= Cambridge change =

Cambridge change is a concept within metaphysics which differs from the ordinary conception of change. A Cambridge change occurs when a predicate P is true of object O at this moment (e.g. "Chicago is north of me") but is not true of O the next moment (e.g. "Chicago is south of me"), not because O's bodily constitution is no longer the same, but because some difference in the constitution of an object G (I have moved from Atlanta to Toronto) makes logically necessary the passage of the original predicate from true to not true.

==History==
The term Cambridge change was coined by Peter Geach in the late 1960s because the influential Cambridge University philosophers Bertrand Russell and J. M. E. McTaggart used examples of such changes in their work.

==Example==
Last year Mary, who stands five-foot-four, was taller than her five-foot tall, 13-year-old son John; today Mary is shorter than her now five-foot-six, 14-year-old son.

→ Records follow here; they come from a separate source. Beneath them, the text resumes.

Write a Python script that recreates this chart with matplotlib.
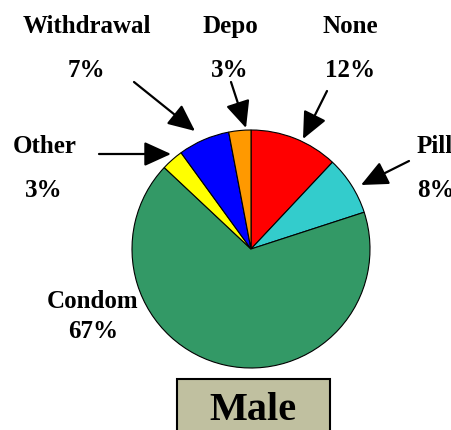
import matplotlib
matplotlib.use("Agg")
import matplotlib.pyplot as plt
from matplotlib.patches import Rectangle

# data
methods = ['None', 'Pill', 'Condom', 'Other', 'Withdrawal', 'Depo']
shares = [12, 8, 67, 3, 7, 3]
colors = ['#FF0000', '#33CCCC', '#339966', '#FFFF00', '#0000FF', '#FF9900']
title = 'Male'

W, H = 451, 430
plt.rcParams['font.family'] = ['Liberation Serif', 'DejaVu Serif']
plt.rcParams['font.weight'] = 'bold'

fig = plt.figure(figsize=(W / 100, H / 100), dpi=100)
ax = fig.add_axes([0, 0, 1, 1])

def Y(y):
    return H - y

ax.pie(shares, colors=colors, startangle=90, counterclock=False,
       center=(251, Y(249)), radius=119,
       wedgeprops=dict(edgecolor='black', linewidth=0.8))
ax.set_xlim(0, W)
ax.set_ylim(0, H)
ax.set_aspect('auto')
ax.axis('off')

fs = 18
lbl = {m: f'{s}%' for m, s in zip(methods, shares)}

# label text: (name pos, pct pos, ha)
layout = {
    'Withdrawal': ((87, 33), (86, 77), 'center'),
    'Depo': ((230, 33), (230, 77), 'center'),
    'None': ((350, 33), (350, 77), 'center'),
    'Other': ((45, 153), (44, 197), 'center'),
    'Pill': ((417, 153), (417, 197), 'left'),
}
for name, ((x1, y1), (x2, y2), ha) in layout.items():
    ax.text(x1, Y(y1), name, ha=ha, va='baseline', fontsize=fs, fontweight='bold')
    ax.text(x2, Y(y2), lbl[name], ha=ha, va='baseline', fontsize=fs, fontweight='bold')

ax.text(93, Y(308), 'Condom', ha='center', va='baseline', fontsize=fs, fontweight='bold')
ax.text(93, Y(338), lbl['Condom'], ha='center', va='baseline', fontsize=fs, fontweight='bold')

# arrows: (tail, head)
arrows = [((134, 82), (195, 131)),
          ((231, 82), (246, 128)),
          ((327, 91), (303, 139)),
          ((99, 154), (171, 154)),
          ((409, 161), (361, 185))]
for (x0, y0), (x1, y1) in arrows:
    ax.annotate('', xy=(x1, Y(y1)), xytext=(x0, Y(y0)),
                arrowprops=dict(arrowstyle='-|>,head_length=0.55,head_width=0.25',
                                color='black', lw=1.6,
                                mutation_scale=30, shrinkA=0, shrinkB=0))

# title box
ax.add_patch(Rectangle((177, Y(440)), 153, 61, facecolor='#C0C0A0',
                       edgecolor='black', linewidth=1.5, clip_on=False))
ax.text(253, Y(420), title, ha='center', va='baseline', fontsize=29, fontweight='bold')

fig.savefig('out.png', dpi=100)
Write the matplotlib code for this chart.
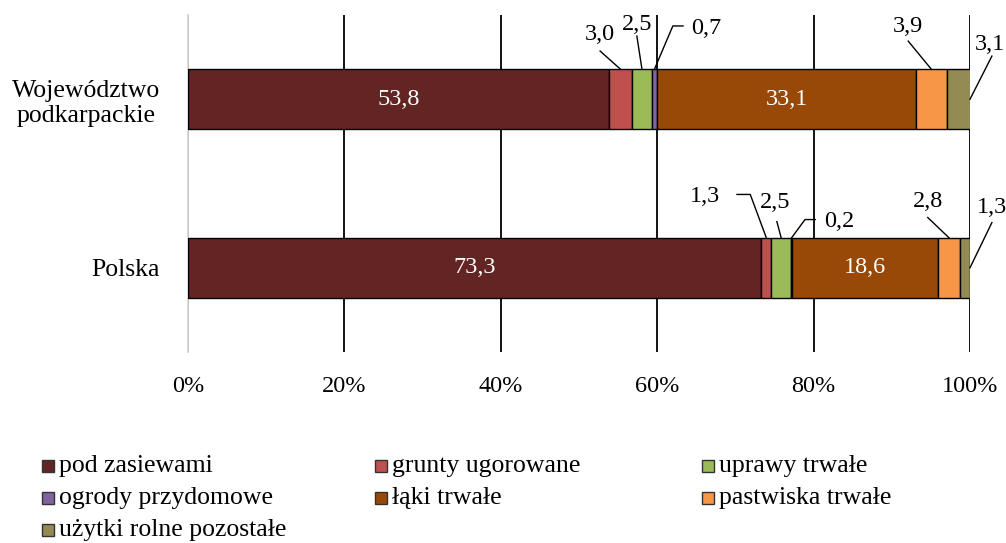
import numpy as np
import matplotlib.pyplot as plt
from matplotlib.patches import Rectangle

plt.rcParams['font.family'] = ['Liberation Serif', 'DejaVu Serif']

categories = ["Polska", "Województwo\npodkarpackie"]
series = ["pod zasiewami", "grunty ugorowane", "uprawy trwałe",
          "ogrody przydomowe", "łąki trwałe", "pastwiska trwałe",
          "użytki rolne pozostałe"]
colors = ["#632523", "#C0504D", "#9BBB59", "#8064A2", "#984807", "#F79646", "#948A54"]
polska = [73.3, 1.3, 2.5, 0.2, 18.6, 2.8, 1.3]
podkarpackie = [53.8, 3.0, 2.5, 0.7, 33.1, 3.9, 3.1]
values = np.array([polska, podkarpackie])
tick_labels = ["0%", "20%", "40%", "60%", "80%", "100%"]

# labels drawn inside the bars (white)
inside = {0, 4}

# outside labels: (row, series idx, text pos, leader start / elbow, ha)
outside = [
    (1, 1, (52.7, 1.387), [(52.7, 1.286)], 'center'),
    (1, 2, (57.4, 1.446), [(57.4, 1.375)], 'center'),
    (1, 3, (64.4, 1.417), [(63.3, 1.435), (62.0, 1.435)], 'left'),
    (1, 5, (92.1, 1.430), [(92.1, 1.345)], 'center'),
    (1, 6, (102.6, 1.327), [(102.8, 1.256)], 'center'),
    (0, 1, (66.1, 0.423), [(70.2, 0.435), (71.9, 0.435)], 'center'),
    (0, 2, (75.1, 0.387), [(75.3, 0.274)], 'center'),
    (0, 3, (81.3, 0.274), [(80.2, 0.286), (78.9, 0.286)], 'left'),
    (0, 5, (94.6, 0.393), [(94.6, 0.298)], 'center'),
    (0, 6, (102.8, 0.357), [(102.8, 0.268)], 'center'),
]

fs = 17.5
bar_h = 0.357

fig = plt.figure(figsize=(10.06, 5.43), dpi=100)
ax = fig.add_axes([188/1006, 1-352/543, 782/1006, 337/543])

ypos = np.arange(len(categories))
left = np.zeros(len(categories))
for i, name in enumerate(series):
    ax.barh(ypos, values[:, i], left=left, height=bar_h, color=colors[i],
            edgecolor='black', linewidth=1.0, label=name, zorder=3)
    if i in inside:
        for r in range(len(categories)):
            ax.text(left[r] + values[r, i] / 2, ypos[r], f"{values[r, i]:.1f}".replace('.', ','),
                    color='white', ha='center', va='center', fontsize=fs, zorder=5)
    left = left + values[:, i]

starts = np.cumsum(values, axis=1) - values
for r, i, tpos, path, ha in outside:
    v = values[r, i]
    if i == len(series) - 1:
        end = (min(starts[r, i] + v, 100), ypos[r])
    else:
        end = (starts[r, i] + v / 2, ypos[r] + bar_h / 2)
    pts = path + [end]
    ax.plot([p[0] for p in pts], [p[1] for p in pts], color='black', lw=1.0,
            zorder=4, clip_on=False)
    ax.text(tpos[0], tpos[1], f"{v:.1f}".replace('.', ','), ha=ha, va='center',
            fontsize=fs, zorder=5, clip_on=False)

ax.set_xlim(0, 100)
ax.set_ylim(-0.5, 1.5)
ax.set_xticks(np.arange(0, 101, 20))
ax.set_xticklabels(tick_labels, fontsize=fs)
ax.set_yticks(ypos)
ax.set_yticklabels(categories, fontsize=18.5, multialignment='center')
ax.tick_params(length=0, pad=20)
ax.tick_params(axis='x', pad=17)
ax.grid(axis='x', color='black', lw=1.3, zorder=1)
for s in ['top', 'right', 'bottom']:
    ax.spines[s].set_visible(False)
ax.spines['left'].set_color('#d9d9d9')
ax.spines['left'].set_linewidth(1.3)

# legend laid out row by row like the source
col_x = [42, 375, 702]
row_y = [466, 498, 530]
for k, name in enumerate(series):
    cx = col_x[k % 3]
    cy = row_y[k // 3]
    fig.patches.append(Rectangle((cx/1006, 1-(cy+6)/543), 12/1006, 12/543,
                                 transform=fig.transFigure, facecolor=colors[k],
                                 edgecolor='#333333', lw=1.0))
    fig.text((cx+17)/1006, 1-cy/543, name, fontsize=18.5, va='center', ha='left')

fig.savefig("out.png", dpi=100)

Mary has undergone a Cambridge change.

The Cambridge change that Mary has undergone consists in the fact that a predicate true of her last year (taller than John) is not true now, and a predicate not true of her last year (shorter than John) is now true; but the change in the predicates’ truth values is not grounded in any change in her height. By contrast, the change in the truth value of last year's and this year's statement about John's height reflects his growth.

Some philosophers have proposed that a Cambridge change is a change in an individual's extrinsic or relational properties; genuine changes involve intrinsic ones.